▶ [THE EXERCISE]
Print nothing but the lines from the start of the listing below through the line that contains "const seriesNames = ['sensor". Do not include the pictures.

▶ [SUPPLIED DATA]

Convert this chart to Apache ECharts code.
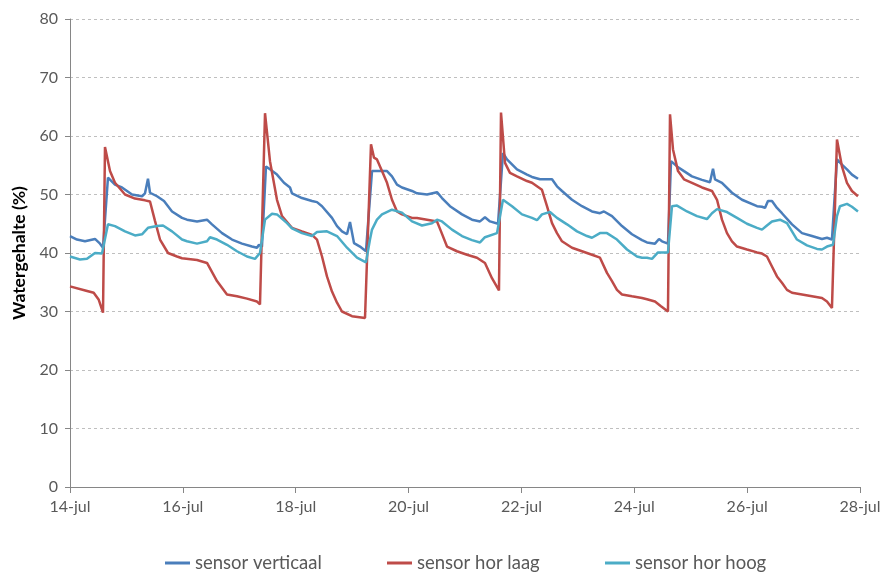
<!DOCTYPE html>
<html>
<head>
<meta charset="utf-8">
<script src="https://cdn.jsdelivr.net/npm/echarts@6/dist/echarts.min.js"></script>
<style>
html,body{margin:0;padding:0;background:#fff;}
#chart{width:889px;height:573px;}
</style>
</head>
<body>
<div id="chart"></div>
<script>
// x values are days since 14-jul
const tickLabels = ['14-jul','16-jul','18-jul','20-jul','22-jul','24-jul','26-jul','28-jul'];
const seriesNames = ['sensor verticaal','sensor hor laag','sensor hor hoog'];

const verticaalDays = [0,0.124,0.266,0.443,0.532,0.585,0.673,0.797,0.921,1.099,1.276,1.329,1.382,1.418,1.542,1.666,1.808,1.985,2.073,2.251,2.428,2.516,2.694,2.871,3.048,3.225,3.314,3.349,3.402,3.473,3.544,3.668,3.792,3.899,3.934,4.111,4.289,4.377,4.466,4.643,4.732,4.820,4.909,4.962,5.033,5.139,5.245,5.352,5.529,5.618,5.706,5.795,5.883,6.061,6.149,6.327,6.504,6.592,6.734,6.947,7.124,7.266,7.354,7.443,7.585,7.673,7.744,7.921,8.099,8.187,8.329,8.364,8.542,8.630,8.719,8.896,9.073,9.250,9.392,9.463,9.605,9.782,9.959,10.137,10.225,10.367,10.438,10.491,10.597,10.651,10.757,10.881,11.022,11.200,11.341,11.395,11.430,11.554,11.731,11.909,12.175,12.263,12.316,12.369,12.440,12.529,12.617,12.795,12.972,13.149,13.326,13.415,13.503,13.592,13.680,13.769,13.857,13.964];
const verticaalValues = [42.9,42.3,42.0,42.4,41.6,40.9,52.9,51.7,51.2,50.0,49.7,50.2,52.7,50.3,49.7,48.9,47.1,46.0,45.7,45.4,45.7,44.9,43.4,42.3,41.6,41.1,40.9,41.4,41.1,54.8,54.3,53.4,52.0,51.2,50.2,49.4,48.9,48.7,48.0,46.0,44.6,43.7,43.2,45.3,41.7,41.1,40.3,54.0,54.0,54.0,53.1,51.7,51.2,50.6,50.2,50.0,50.4,49.4,48.0,46.6,45.7,45.4,46.1,45.4,45.0,57.1,56.0,54.3,53.4,53.0,52.6,52.9,52.6,51.4,50.6,49.1,48.0,47.1,46.8,47.1,46.3,44.6,43.2,42.2,41.8,41.6,42.4,42.0,41.6,55.7,54.8,54.0,53.1,52.5,52.1,54.4,52.6,52.0,50.3,49.1,48.0,47.9,47.7,48.9,48.9,47.7,46.8,44.9,43.4,42.9,42.4,42.6,42.3,56.0,55.1,54.3,53.4,52.7];

const laagDays = [0,0.27,0.42,0.51,0.585,0.62,0.709,0.797,0.975,1.152,1.329,1.418,1.506,1.595,1.737,1.896,1.985,2.251,2.428,2.605,2.782,2.959,3.137,3.314,3.367,3.456,3.544,3.668,3.757,3.899,3.934,4.111,4.289,4.377,4.466,4.554,4.643,4.732,4.820,4.997,5.228,5.334,5.387,5.440,5.529,5.618,5.706,5.795,5.883,6.061,6.149,6.327,6.504,6.575,6.681,6.858,7.035,7.212,7.354,7.478,7.602,7.638,7.709,7.797,7.921,8.099,8.187,8.364,8.453,8.542,8.630,8.719,8.896,9.073,9.250,9.392,9.516,9.605,9.693,9.782,9.959,10.137,10.225,10.367,10.473,10.597,10.633,10.686,10.775,10.881,11.022,11.200,11.377,11.466,11.554,11.643,11.731,11.820,11.997,12.175,12.263,12.351,12.440,12.529,12.617,12.706,12.795,12.972,13.149,13.326,13.415,13.503,13.592,13.680,13.769,13.857,13.964];
const laagValues = [34.3,33.6,33.2,32.0,29.8,58.1,54.0,52.0,50.0,49.3,49.0,48.8,45.5,42.3,40.0,39.4,39.1,38.8,38.3,35.2,32.9,32.6,32.2,31.7,31.2,63.9,55.7,49.1,46.3,44.7,44.3,43.7,43.1,42.3,39.4,36.0,33.4,31.5,30.0,29.2,28.9,58.6,56.3,56.0,54.0,52.0,49.1,47.1,46.6,46.0,46.0,45.7,45.4,43.7,41.1,40.3,39.7,39.2,38.3,35.7,33.6,64.0,55.4,53.7,53.1,52.3,52.0,50.8,48.0,45.1,43.4,42.0,40.9,40.3,39.7,39.2,36.6,35.2,33.7,32.9,32.6,32.3,32.1,31.7,30.9,30.0,63.7,57.7,54.0,52.6,52.0,51.2,50.6,49.1,45.7,43.4,42.0,41.1,40.6,40.1,39.9,39.4,37.7,36.0,34.9,33.7,33.2,32.9,32.6,32.3,31.7,30.6,59.4,54.8,52.0,50.6,49.7];

const hoogDays = [0,0.177,0.301,0.443,0.567,0.673,0.797,0.975,1.152,1.276,1.382,1.542,1.648,1.808,1.985,2.073,2.251,2.428,2.481,2.605,2.782,2.959,3.137,3.278,3.367,3.456,3.580,3.668,3.846,3.934,4.111,4.289,4.377,4.554,4.732,4.909,5.086,5.245,5.316,5.352,5.440,5.529,5.706,5.883,6.061,6.238,6.415,6.504,6.592,6.769,6.947,7.124,7.266,7.354,7.567,7.673,7.833,8.010,8.187,8.276,8.364,8.506,8.630,8.808,8.985,9.162,9.250,9.392,9.516,9.693,9.871,10.048,10.137,10.225,10.314,10.420,10.597,10.668,10.757,10.934,11.111,11.288,11.377,11.466,11.643,11.820,11.997,12.175,12.263,12.351,12.440,12.582,12.706,12.795,12.883,13.060,13.238,13.326,13.415,13.521,13.592,13.645,13.769,13.857,13.964];
const hoogValues = [39.4,38.9,39.0,40.0,39.9,44.9,44.6,43.7,43.0,43.2,44.3,44.6,44.7,43.7,42.3,42.0,41.6,42.0,42.7,42.3,41.4,40.3,39.4,39.0,40.0,45.7,46.7,46.6,45.1,44.2,43.4,42.9,43.6,43.7,42.9,40.9,39.2,38.4,42.3,44.0,45.7,46.6,47.4,46.9,45.4,44.7,45.1,45.7,45.4,44.0,42.9,42.2,41.8,42.7,43.4,49.1,48.0,46.6,46.0,45.6,46.6,47.0,46.0,44.9,43.7,42.9,42.6,43.4,43.4,42.3,40.6,39.4,39.2,39.2,39.0,40.1,40.1,48.0,48.1,47.1,46.3,45.8,46.8,47.5,47.0,46.0,45.0,44.3,44.0,44.7,45.4,45.7,45.1,43.7,42.3,41.3,40.7,40.6,41.1,41.4,46.3,48.0,48.4,47.9,47.1];

const colors = ['#4A7EBB','#BE4B48','#4BACC6'];
const zip = (a,b) => a.map((d,i)=>[d,b[i]]);
const allDays = [verticaalDays, laagDays, hoogDays];
const allValues = [verticaalValues, laagValues, hoogValues];

const chart = echarts.init(document.getElementById('chart'), null, {renderer:'canvas'});
const fontFam = 'Lato, "Open Sans", sans-serif';
const legendLefts = [160, 382, 600];
chart.setOption({
  animation: false,
  color: colors,
  grid: {left: 70, right: 29, top: 19, bottom: 86, containLabel: false},
  xAxis: {
    type: 'value', min: 0, max: 14, interval: 2,
    axisLine: {lineStyle: {color: '#868686', width: 1}},
    axisTick: {show: true, length: 6, lineStyle: {color: '#868686'}},
    splitLine: {show: false},
    axisLabel: {color: '#595959', fontFamily: fontFam, fontSize: 16, margin: 12,
      formatter: v => tickLabels[Math.round(v/2)]}
  },
  yAxis: {
    type: 'value', min: 0, max: 80, interval: 10,
    name: 'Watergehalte (%)', nameLocation: 'middle', nameGap: 42, nameRotate: 90,
    nameTextStyle: {color: '#000', fontWeight: 'bold', fontSize: 17.5, fontFamily: fontFam},
    axisLine: {show: true, lineStyle: {color: '#868686', width: 1}},
    axisTick: {show: true, length: 5, lineStyle: {color: '#868686'}},
    splitLine: {show: true, lineStyle: {color: '#bfbfbf', type: [3,3], width: 1}},
    axisLabel: {color: '#595959', fontFamily: fontFam, fontSize: 16, margin: 12}
  },
  legend: seriesNames.map((n,i)=>({
    data: [n], left: legendLefts[i], top: 547, icon: 'rect', itemWidth: 25, itemHeight: 3,
    textStyle: {color: '#595959', fontFamily: fontFam, fontSize: 18.5, lineHeight: 22}
  })),
  series: seriesNames.map((n,i)=>({
    name: n, type: 'line', showSymbol: false, symbol: 'none',
    data: zip(allDays[i], allValues[i]),
    lineStyle: {width: 2.5, color: colors[i]},
    itemStyle: {color: colors[i]}
  }))
});
</script>
</body>
</html>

▶ [THE RESPONSE]
Convert this chart to Apache ECharts code.
<!DOCTYPE html>
<html>
<head>
<meta charset="utf-8">
<script src="https://cdn.jsdelivr.net/npm/echarts@6/dist/echarts.min.js"></script>
<style>
html,body{margin:0;padding:0;background:#fff;}
#chart{width:889px;height:573px;}
</style>
</head>
<body>
<div id="chart"></div>
<script>
// x values are days since 14-jul
const tickLabels = ['14-jul','16-jul','18-jul','20-jul','22-jul','24-jul','26-jul','28-jul'];
const seriesNames = ['sensor verticaal','sensor hor laag','sensor hor hoog'];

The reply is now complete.